CCE vs. Doaba Steel Rolling Mills (Supreme Court)
A Central Excise appeal was allowed in favour of the assessee by the High Court inter alia on the ground that the department had not challenged similar orders passed by the Tribunal in cases of other assessees. On appeal by the department, HELD reversing the High Court (on merits as well):
As regards the argument of learned counsel for the respondents that having not assailed the correctness of some of the orders passed by the Tribunal and a decision of the High Court of Karnataka, the revenue cannot be permitted to adopt the policy of pick and choose and challenge the orders passed in the cases before us, it would suffice to observe that such a proposition cannot be accepted as an absolute principle of law, although we find some substance in the stated grievance of the assessees before us, because such situations tend to give rise to allegations of malafides etc.
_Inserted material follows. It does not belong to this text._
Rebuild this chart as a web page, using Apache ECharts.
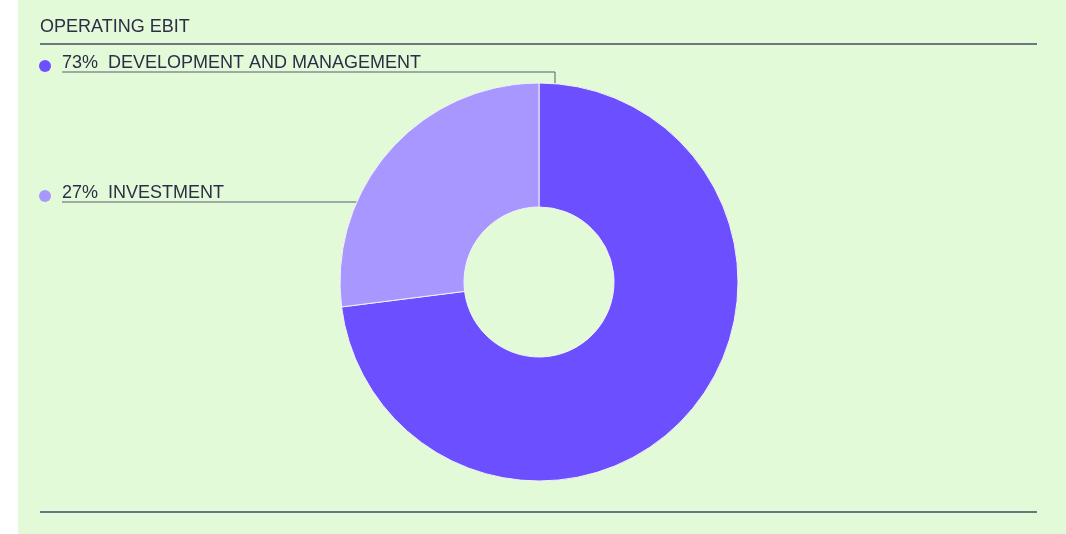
<!DOCTYPE html>
<html>
<head>
<meta charset="utf-8">
<script src="https://cdn.jsdelivr.net/npm/echarts@6/dist/echarts.min.js"></script>
<style>
  html, body { margin: 0; padding: 0; background: #ffffff; }
  #bg { position: absolute; left: 18px; top: 0; width: 1048px; height: 534px; background: #e2fad7; }
  #main { position: absolute; left: 0; top: 0; width: 1066px; height: 534px; }
</style>
</head>
<body>
<div id="bg"></div>
<div id="main"></div>
<script>
// data
var categories = ['DEVELOPMENT AND MANAGEMENT', 'INVESTMENT'];
var shares = [73, 27];
var sliceColors = ['#6c4fff', '#a897ff'];

// layout
var cx = 539, cy = 282, rIn = 75, rOut = 199;
var labelLeft = 39, textLeft = 62;
var underlineY = [72, 202];

var chart = echarts.init(document.getElementById('main'));

var pieData = categories.map(function (name, i) {
    return {
        name: name,
        value: shares[i],
        itemStyle: { color: sliceColors[i] },
        label: {
            formatter: '{dot' + i + '|}{sp|}{txt|' + shares[i] + '%  ' + name + '}'
        }
    };
});

var rich = {
    sp: { width: 11, height: 12 },
    txt: { fontSize: 18, color: '#2e2d48', fontFamily: 'Liberation Sans', lineHeight: 20, verticalAlign: 'bottom' }
};
sliceColors.forEach(function (c, i) {
    rich['dot' + i] = { width: 12, height: 12, borderRadius: 6, backgroundColor: c, verticalAlign: 'bottom' };
});

// point on the outer edge where each label line starts
function anchor(i) {
    if (i === 0) {
        var dx = 16;
        return [cx + dx, cy - Math.sqrt(rOut * rOut - dx * dx)];
    }
    var dy = cy - underlineY[i];
    return [cx - Math.sqrt(rOut * rOut - dy * dy), underlineY[i]];
}

var option = {
    backgroundColor: 'transparent',
    animation: false,
    title: {
        text: 'OPERATING EBIT',
        left: 40,
        top: 18,
        padding: 0,
        textStyle: { fontSize: 18, fontWeight: 'normal', color: '#2e2d48', fontFamily: 'Liberation Sans' }
    },
    graphic: [
        { type: 'line', shape: { x1: 40, y1: 44, x2: 1037, y2: 44 }, style: { stroke: '#4a4a64', lineWidth: 1.5 } },
        { type: 'line', shape: { x1: 40, y1: 512, x2: 1037, y2: 512 }, style: { stroke: '#4a4a64', lineWidth: 1.5 } }
    ],
    series: [{
        type: 'pie',
        center: [cx, cy],
        radius: [rIn, rOut],
        startAngle: 90,
        clockwise: true,
        avoidLabelOverlap: false,
        itemStyle: { borderColor: '#f2f2f2', borderWidth: 1 },
        label: {
            show: true,
            position: 'outside',
            rich: rich
        },
        labelLine: {
            show: true,
            lineStyle: { color: '#5a5a70', width: 1 }
        },
        labelLayout: function (params) {
            var i = params.dataIndex;
            var a = anchor(i);
            var y = underlineY[i];
            return {
                x: labelLeft,
                y: y,
                align: 'left',
                verticalAlign: 'bottom',
                labelLinePoints: [a, [a[0], y], [textLeft, y]]
            };
        },
        emphasis: { disabled: true },
        data: pieData
    }]
};

chart.setOption(option);
</script>
</body>
</html>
Having said so, we are unable to hold that merely because in some cases revenue has not questioned the correctness of an order on the same issue, it would operate as a bar for the revenue to challenge the order in another case. There can be host of factors, like the amount of revenue involved, divergent views of the Tribunals/High Courts on the issue, public interest etc. which may be a just cause, impelling the revenue to prefer an appeal on the same view point of the Tribunal which had been accepted in the past. We, may however, hasten to add that it is high time when the Central Board of Direct and Indirect Taxes comes out with a uniform policy, laying down strict parameters for the guidance of the field staff for deciding whether or not an appeal in a particular case is to be filed. We are constrained to observe that the existing guidelines are followed more in breach, resulting in avoidable allegations of malafides etc on the part of the officers concerned.